[Written problem]
Omit the pictures and print exactly the lines of the listing below, starting at the first and ending at the line containing "2.68, 2.01, 1.55, 1.03, 0.99, 0.47, 0.39, 0.15, 0.06, -17.69];".

[Stored data]
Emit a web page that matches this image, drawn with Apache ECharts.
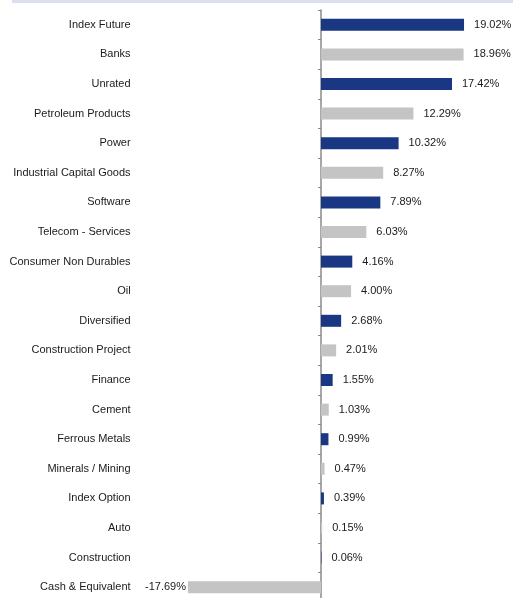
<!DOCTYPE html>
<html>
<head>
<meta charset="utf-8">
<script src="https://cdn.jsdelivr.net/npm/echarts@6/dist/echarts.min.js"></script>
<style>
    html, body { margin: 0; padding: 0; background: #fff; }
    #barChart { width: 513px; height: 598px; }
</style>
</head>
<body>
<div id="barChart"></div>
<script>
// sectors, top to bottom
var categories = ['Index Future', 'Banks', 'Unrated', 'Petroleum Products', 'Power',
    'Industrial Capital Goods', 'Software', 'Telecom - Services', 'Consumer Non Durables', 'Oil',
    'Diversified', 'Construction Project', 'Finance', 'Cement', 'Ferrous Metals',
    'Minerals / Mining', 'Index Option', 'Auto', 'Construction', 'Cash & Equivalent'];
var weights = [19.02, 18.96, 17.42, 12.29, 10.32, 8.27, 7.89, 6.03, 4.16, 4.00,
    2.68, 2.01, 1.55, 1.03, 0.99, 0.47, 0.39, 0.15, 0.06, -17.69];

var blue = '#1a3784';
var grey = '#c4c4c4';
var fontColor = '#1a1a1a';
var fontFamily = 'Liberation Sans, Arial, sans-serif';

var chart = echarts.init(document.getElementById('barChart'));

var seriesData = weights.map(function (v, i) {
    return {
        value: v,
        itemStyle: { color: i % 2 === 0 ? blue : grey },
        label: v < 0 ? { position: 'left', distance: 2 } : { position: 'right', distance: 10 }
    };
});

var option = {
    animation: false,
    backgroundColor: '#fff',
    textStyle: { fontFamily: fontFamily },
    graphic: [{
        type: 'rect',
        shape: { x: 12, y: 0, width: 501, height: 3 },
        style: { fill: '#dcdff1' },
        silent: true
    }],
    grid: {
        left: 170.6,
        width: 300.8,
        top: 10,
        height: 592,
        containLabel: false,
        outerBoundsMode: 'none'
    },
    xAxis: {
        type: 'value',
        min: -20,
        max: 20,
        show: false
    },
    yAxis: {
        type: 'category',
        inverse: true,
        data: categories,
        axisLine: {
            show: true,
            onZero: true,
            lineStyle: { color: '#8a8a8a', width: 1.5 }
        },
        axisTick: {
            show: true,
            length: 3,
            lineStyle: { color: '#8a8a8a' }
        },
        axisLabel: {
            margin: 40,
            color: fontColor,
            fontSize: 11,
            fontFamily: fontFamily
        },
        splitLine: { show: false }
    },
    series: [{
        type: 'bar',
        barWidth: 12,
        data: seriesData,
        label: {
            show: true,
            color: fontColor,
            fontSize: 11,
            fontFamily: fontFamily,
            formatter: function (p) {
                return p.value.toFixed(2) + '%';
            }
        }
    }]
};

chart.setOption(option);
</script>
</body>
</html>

[Written response]
Emit a web page that matches this image, drawn with Apache ECharts.
<!DOCTYPE html>
<html>
<head>
<meta charset="utf-8">
<script src="https://cdn.jsdelivr.net/npm/echarts@6/dist/echarts.min.js"></script>
<style>
    html, body { margin: 0; padding: 0; background: #fff; }
    #barChart { width: 513px; height: 598px; }
</style>
</head>
<body>
<div id="barChart"></div>
<script>
// sectors, top to bottom
var categories = ['Index Future', 'Banks', 'Unrated', 'Petroleum Products', 'Power',
    'Industrial Capital Goods', 'Software', 'Telecom - Services', 'Consumer Non Durables', 'Oil',
    'Diversified', 'Construction Project', 'Finance', 'Cement', 'Ferrous Metals',
    'Minerals / Mining', 'Index Option', 'Auto', 'Construction', 'Cash & Equivalent'];
var weights = [19.02, 18.96, 17.42, 12.29, 10.32, 8.27, 7.89, 6.03, 4.16, 4.00,
    2.68, 2.01, 1.55, 1.03, 0.99, 0.47, 0.39, 0.15, 0.06, -17.69];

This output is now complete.